Moore's law says 2x transistor density in 18months. I know that is no longer feasible. But transistor density is largely what determines performance and cost per transistor. With each generation the cost of each transistor should go down.
That said, yes wafer cost are going up. However this merely slows down the price decrease per transistor per generation.
What's funny about that is how Eben Upton said in Toms' launch coverage of the Pi 4 that they moved from 40 nm to 28 nm, because
that node had the lowest cost per transistor. And, at the time (though this was back in 2019 and a lot has changed), he expected the next Pi would also be made on 28 nm.
Now, perhaps he was accounting for not only the per-wafer costs, but also the various up-front and engineering costs, amortized over the lifetime (or at least the first year's worth) of production they expected to do. Otherwise, something seem very broken.
Looking at transistor count and cost per transistor based on wafer node, the margin Nvidia and amd are pulling are insane compared to what it used to be.
What figures are you using, for that? I think it's probably more telling to look at the gross margins in their quarterly financial reporting, since that captures all of the engineering, support, and marketing costs. Those bills all have to get paid somehow, and these companies' income is nearly 100% goods-based, not services (though Intel looks to be challenging that notion).
Basically the fps/dollar has stagnated.
That's not the fault of the hardware. If you look at GFLOPS/$, there's a strong generational rate of improvement. If fps/$ isn't going up, that says more about the games and what resolutions people use.
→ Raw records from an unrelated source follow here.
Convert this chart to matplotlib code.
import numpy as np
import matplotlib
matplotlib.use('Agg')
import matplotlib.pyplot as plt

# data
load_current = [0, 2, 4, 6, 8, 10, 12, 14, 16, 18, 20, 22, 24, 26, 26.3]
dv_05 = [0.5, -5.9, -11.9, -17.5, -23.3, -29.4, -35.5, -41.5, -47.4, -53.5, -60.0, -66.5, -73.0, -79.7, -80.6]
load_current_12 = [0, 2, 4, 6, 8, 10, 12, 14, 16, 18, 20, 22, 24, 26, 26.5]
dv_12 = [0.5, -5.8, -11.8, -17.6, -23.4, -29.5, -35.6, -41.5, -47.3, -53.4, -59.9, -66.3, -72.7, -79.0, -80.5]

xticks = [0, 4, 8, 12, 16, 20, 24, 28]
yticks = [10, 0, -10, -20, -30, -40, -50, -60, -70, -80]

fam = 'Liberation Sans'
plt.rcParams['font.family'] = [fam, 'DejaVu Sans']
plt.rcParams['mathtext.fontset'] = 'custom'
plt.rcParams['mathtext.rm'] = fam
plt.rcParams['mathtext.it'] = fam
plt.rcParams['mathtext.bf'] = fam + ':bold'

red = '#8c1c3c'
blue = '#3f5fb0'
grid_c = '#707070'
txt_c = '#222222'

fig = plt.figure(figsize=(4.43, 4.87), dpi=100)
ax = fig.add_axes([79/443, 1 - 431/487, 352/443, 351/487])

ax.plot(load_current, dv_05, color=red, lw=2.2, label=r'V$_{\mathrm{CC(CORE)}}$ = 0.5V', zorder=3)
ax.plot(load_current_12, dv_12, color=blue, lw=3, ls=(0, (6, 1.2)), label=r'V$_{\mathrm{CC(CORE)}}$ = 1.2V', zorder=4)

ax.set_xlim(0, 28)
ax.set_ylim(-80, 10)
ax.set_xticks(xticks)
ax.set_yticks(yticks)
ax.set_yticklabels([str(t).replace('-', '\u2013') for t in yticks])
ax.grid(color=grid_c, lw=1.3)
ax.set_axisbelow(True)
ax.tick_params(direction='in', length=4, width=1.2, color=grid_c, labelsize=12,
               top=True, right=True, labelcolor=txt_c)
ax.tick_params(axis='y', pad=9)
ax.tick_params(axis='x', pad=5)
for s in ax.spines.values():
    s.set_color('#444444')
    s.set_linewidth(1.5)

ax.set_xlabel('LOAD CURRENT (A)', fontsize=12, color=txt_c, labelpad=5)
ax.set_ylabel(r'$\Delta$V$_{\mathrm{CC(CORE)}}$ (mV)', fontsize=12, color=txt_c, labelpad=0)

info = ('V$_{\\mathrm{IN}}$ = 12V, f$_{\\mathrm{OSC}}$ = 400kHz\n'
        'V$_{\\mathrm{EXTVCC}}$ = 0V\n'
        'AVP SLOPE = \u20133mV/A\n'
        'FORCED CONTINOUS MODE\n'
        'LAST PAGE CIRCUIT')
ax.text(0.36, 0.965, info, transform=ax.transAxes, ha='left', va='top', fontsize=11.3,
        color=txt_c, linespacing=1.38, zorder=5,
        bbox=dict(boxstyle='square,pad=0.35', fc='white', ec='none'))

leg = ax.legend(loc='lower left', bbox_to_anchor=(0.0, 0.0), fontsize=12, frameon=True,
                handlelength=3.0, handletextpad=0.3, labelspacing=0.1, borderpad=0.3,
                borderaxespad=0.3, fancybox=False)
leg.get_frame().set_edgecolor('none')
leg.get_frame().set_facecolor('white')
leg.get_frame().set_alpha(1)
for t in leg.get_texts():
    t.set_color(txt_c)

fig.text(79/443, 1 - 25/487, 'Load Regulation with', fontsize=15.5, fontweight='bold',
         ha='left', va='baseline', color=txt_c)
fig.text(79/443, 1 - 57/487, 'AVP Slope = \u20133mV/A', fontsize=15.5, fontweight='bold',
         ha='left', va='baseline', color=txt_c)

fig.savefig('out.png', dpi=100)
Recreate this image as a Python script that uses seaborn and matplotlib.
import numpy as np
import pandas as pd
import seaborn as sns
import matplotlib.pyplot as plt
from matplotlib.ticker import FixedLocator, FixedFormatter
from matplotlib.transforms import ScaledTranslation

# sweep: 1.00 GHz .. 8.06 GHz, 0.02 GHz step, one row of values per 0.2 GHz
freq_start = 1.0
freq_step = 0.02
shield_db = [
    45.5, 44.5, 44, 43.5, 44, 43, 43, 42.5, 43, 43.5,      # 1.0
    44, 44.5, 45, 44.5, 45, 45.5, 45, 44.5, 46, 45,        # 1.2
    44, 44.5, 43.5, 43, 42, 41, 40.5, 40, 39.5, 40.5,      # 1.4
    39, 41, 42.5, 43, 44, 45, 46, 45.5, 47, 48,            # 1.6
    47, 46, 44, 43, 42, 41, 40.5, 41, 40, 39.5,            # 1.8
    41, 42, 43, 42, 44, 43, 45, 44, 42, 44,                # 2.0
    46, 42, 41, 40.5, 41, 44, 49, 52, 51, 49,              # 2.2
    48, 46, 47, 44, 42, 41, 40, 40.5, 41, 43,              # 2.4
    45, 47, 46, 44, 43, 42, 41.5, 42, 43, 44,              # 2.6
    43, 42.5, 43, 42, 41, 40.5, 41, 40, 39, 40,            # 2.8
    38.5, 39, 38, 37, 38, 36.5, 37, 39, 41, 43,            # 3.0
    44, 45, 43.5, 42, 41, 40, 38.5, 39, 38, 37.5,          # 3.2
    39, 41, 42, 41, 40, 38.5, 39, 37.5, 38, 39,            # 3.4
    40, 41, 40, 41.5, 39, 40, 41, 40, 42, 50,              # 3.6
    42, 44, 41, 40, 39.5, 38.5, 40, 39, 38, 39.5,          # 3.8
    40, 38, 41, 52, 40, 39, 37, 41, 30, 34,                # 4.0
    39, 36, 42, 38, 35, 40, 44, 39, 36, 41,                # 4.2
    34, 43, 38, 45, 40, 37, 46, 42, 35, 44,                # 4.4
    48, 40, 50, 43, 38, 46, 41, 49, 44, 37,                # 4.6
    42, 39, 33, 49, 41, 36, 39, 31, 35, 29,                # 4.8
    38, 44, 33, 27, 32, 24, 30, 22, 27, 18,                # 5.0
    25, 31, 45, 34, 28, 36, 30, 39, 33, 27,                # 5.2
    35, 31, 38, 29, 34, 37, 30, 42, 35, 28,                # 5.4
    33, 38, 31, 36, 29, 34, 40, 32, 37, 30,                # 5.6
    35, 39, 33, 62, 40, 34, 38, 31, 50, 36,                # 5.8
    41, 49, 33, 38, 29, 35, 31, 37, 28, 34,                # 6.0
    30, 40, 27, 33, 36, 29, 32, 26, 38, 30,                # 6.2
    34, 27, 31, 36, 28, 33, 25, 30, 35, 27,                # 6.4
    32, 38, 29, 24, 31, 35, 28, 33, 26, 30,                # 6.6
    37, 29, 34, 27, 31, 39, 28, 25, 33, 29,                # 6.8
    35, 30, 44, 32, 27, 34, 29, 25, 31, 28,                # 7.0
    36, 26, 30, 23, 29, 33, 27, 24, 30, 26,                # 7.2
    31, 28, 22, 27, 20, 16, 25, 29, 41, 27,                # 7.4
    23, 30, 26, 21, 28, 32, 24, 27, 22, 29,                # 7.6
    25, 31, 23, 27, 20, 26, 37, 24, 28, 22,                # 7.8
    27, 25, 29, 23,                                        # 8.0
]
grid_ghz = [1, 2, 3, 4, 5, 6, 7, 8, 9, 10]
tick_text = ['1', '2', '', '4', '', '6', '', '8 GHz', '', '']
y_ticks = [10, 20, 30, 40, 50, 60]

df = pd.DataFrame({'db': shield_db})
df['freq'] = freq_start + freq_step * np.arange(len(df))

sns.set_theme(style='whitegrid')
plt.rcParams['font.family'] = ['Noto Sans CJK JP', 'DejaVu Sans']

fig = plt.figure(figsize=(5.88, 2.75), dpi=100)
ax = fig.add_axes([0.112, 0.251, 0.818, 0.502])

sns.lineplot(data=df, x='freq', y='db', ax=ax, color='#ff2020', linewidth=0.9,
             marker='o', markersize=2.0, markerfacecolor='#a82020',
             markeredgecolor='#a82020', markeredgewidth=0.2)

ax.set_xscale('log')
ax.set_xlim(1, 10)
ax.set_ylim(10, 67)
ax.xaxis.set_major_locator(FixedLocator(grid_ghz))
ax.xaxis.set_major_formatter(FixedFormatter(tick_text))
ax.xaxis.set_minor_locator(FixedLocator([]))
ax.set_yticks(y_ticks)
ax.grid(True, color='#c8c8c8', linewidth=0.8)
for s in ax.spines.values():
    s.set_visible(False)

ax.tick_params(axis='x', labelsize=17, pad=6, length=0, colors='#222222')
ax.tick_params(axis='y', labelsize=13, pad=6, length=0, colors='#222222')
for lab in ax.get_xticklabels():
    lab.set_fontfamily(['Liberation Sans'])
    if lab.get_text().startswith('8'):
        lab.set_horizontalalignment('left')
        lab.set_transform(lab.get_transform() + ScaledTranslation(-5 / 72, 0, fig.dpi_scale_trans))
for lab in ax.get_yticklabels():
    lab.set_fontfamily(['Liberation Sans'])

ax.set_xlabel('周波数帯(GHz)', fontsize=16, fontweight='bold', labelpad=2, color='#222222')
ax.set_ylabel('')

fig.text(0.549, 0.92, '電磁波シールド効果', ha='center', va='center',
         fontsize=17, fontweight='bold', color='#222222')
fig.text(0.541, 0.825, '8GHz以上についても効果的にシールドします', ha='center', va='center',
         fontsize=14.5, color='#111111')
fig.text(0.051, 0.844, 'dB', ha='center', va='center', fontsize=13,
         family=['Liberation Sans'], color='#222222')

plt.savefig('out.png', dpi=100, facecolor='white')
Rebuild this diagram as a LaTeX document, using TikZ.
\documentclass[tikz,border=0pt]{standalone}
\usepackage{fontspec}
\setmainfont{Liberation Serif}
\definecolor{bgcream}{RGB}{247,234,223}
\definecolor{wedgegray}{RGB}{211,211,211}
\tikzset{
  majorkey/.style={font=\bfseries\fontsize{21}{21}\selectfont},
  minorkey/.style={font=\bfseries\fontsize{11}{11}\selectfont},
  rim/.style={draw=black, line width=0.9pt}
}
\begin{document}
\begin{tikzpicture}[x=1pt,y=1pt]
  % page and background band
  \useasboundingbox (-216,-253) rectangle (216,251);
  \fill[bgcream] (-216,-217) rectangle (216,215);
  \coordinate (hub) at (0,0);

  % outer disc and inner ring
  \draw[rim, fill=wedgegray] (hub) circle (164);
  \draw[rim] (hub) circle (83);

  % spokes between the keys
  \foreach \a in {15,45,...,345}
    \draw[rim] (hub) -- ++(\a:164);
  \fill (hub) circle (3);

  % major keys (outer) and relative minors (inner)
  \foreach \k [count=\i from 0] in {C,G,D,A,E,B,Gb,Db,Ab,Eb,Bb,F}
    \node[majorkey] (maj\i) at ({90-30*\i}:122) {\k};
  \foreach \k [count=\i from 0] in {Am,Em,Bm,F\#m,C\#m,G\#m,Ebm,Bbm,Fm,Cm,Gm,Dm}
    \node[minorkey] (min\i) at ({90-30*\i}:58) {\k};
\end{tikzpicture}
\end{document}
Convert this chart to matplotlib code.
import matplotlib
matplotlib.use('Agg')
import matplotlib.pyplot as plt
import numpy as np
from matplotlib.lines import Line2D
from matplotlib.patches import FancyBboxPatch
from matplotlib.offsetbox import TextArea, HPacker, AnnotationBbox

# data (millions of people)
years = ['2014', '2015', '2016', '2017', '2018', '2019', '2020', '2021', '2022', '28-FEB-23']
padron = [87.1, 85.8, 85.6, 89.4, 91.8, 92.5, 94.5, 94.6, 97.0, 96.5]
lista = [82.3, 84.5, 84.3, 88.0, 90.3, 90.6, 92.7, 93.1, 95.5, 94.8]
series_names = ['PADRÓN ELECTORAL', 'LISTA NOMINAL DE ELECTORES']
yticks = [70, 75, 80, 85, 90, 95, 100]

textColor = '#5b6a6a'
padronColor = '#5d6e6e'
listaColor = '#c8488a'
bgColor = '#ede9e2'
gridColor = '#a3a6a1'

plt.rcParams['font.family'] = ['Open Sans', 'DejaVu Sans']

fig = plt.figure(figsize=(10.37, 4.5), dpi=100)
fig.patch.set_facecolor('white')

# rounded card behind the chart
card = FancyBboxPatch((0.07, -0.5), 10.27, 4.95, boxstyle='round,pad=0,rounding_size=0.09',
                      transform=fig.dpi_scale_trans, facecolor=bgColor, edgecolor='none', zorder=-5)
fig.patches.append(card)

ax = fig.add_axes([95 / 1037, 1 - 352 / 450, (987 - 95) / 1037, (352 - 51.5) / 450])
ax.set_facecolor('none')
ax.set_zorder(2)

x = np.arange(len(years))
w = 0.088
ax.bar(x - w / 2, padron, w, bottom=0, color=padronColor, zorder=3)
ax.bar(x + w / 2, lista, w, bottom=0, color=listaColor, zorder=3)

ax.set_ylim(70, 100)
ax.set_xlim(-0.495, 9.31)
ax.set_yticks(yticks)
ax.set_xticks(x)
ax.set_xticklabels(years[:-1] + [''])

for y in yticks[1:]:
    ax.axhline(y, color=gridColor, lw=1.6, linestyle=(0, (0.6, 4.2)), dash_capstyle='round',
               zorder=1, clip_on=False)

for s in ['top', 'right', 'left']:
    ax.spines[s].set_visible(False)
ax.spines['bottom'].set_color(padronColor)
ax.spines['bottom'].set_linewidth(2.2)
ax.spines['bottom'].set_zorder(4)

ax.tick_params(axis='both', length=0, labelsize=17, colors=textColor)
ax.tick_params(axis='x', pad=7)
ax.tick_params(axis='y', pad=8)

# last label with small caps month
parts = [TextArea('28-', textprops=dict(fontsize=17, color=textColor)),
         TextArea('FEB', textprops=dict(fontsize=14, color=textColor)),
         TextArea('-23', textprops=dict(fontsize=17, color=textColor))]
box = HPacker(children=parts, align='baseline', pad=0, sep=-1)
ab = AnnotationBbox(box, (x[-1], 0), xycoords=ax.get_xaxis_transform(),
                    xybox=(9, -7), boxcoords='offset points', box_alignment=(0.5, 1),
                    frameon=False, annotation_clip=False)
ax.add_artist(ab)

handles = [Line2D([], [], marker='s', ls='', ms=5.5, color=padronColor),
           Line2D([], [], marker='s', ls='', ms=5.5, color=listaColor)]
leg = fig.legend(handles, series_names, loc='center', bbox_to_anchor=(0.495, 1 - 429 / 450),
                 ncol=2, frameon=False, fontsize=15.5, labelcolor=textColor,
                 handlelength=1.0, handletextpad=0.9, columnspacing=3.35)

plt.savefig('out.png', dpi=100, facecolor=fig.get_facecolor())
Year-Mo | Graphics Card | GFLOPS | MSRP | GFLOPS/$ |
---|
2013-11 | GTX 780 Ti | 5046 | $699 | 7.22 |
2015-06 | GTX 980 Ti | 6054 | $649 | 9.33 |
2017-03 | GXT 1080 Ti | 11340 | $699 | 16.22 |
2018-09 | RTX 2080 Ti | 13448 | $999 | 13.46 |
2020-09 | RTX 3090 | 35580 | $1,499 | 23.74 |
2022-10 | RTX 4090 | 82600 | $1,599 | 51.66 |
Okay, so there's a regression in the RTX 2080 Ti, but that's because they only went from 16 nm to 12 nm, and burned most of their additional silicon budget on ray tracing and tensor cores, while simultaneously increasing the price. A lot of people were snapping up GTX 1080 Ti's, at the time, in an open rejection of what a poor value it represented.
BTW, the small jump between the 780 Ti and 980 Ti is largely due to the fact that they were both made on 28 nm. Maybe, if Nvidia could've charged more for it, the 980 Ti would've been made on 20 nm (but, it's also possible there simply was no GPU-suited 20 nm node, at the time).
it was obvious before the release of the cards crypto upheld these high prices. How AMD and NVIDIA didn't see the collapse in demand at these prices is beyond me.
Ever heard of the game musical chairs? It's a little like that. You know the music is going to stop, but you don't know when. And, until it does, you have to keep pace with the others.
Six years back $750 would have gotten you a #1 card. $550 #2
Yeah, it's not fun to see prices increase faster than inflation.
It happened with CPUs, as well, once the core-count race got going. I still lament that you have to buy a lot more cores than you may want or need, just to get a desktop CPU with the highest turbo limits.